After two foul shots from Garrett Temple tied the score at 117 with 14 seconds left, Stevens drew up a play during the timeout that caught the Wizards (19-20) off-guard. The Wizards didn't have any timeouts left and Wall went the length of the court with four seconds left and had a clear path to the rim. Nene's putback was too late.
"Brad knew exactly how they were going to play it," said Jae Crowder, who made a point-blank layup off Marcus Smart's pass over the top of Kelly Oubre as he fronted the post. "I wanted to front on the post to clear the backside for me so there was no backside help and throw it over the top and me make a play."
In a nutshell, that was it. But the Wizards were expecting Stevens to run his final offensive play through Isaiah Thomas in some sort of pick-and-roll action. That would make the most sense as Thomas had 32 points and made 16 trips to the foul line. Keeping him out of the paint has been a constant challenge but Stevens -- easily the NBA's best coach when it comes to after-timeout plays -- did it again.
"They popped the ball back to Marcus Smart," Wall said. "He threw a perfect pass. It was a situation we weren't expecting it. ... I don't think that one play cost us the game."

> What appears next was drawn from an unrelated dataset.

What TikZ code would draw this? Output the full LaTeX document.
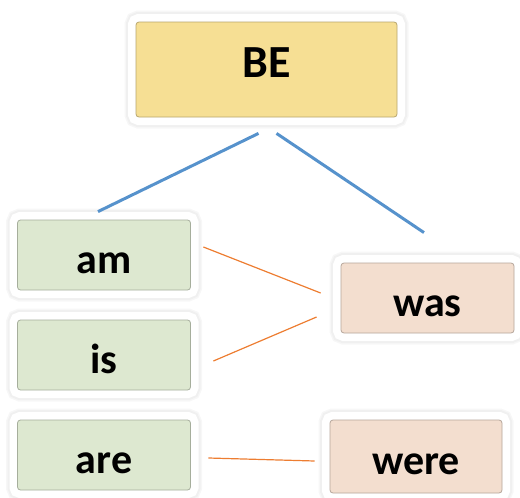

Wall scored 10 points in the fourth quarter, stealing an inbound pass to Evan Turner for a dunk to get the score to 111-110 with 1:11 left.
Even after that Stevens fooled the Wizards. He designed an ATO for Avery Bradley, who had been a non-factor offensively with nine points on 4 of 13 shooting, to pop for a three-pointer. He made it and the lead was four.

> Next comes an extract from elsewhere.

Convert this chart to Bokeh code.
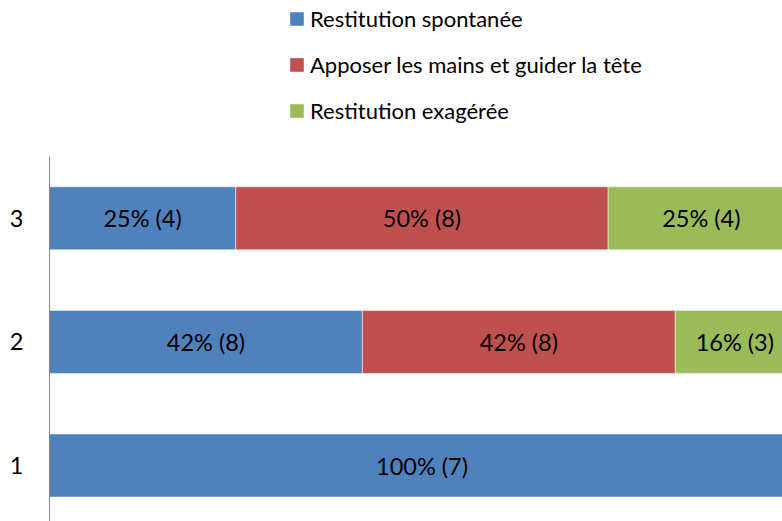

Both teams traded a flurry of free throws (12 in the last 30 seconds), including a technical on Crowder for arguing with Wizards coach Randy Wittman. Then came the heart-breaking finish for Oubre, who was making his seventh start for Porter.
"He hit the game-winning shot on me," Oubre said. "It's definitely a tough pill to swallow."
Veterans like Temple, however, won't let the rookie take the blame for the loss. They led 61-54 at halftime and instead of putting Boston away they squandered the lead because of nine second-half turnovers (only five in first two quarters).
"They ran a good play. We thought they were going to one or two guys and Brad drew up a great play. They got something over the top with no help. That's our fault," Temple said. "As veterans we got to tell Kelly how we would guard if they try to go in the post. He was doing things we've been doing over the whole season, fronting the post. We didn't have any weakside help on that one for him. We had a chance way before that in the third quarter where we lost the game."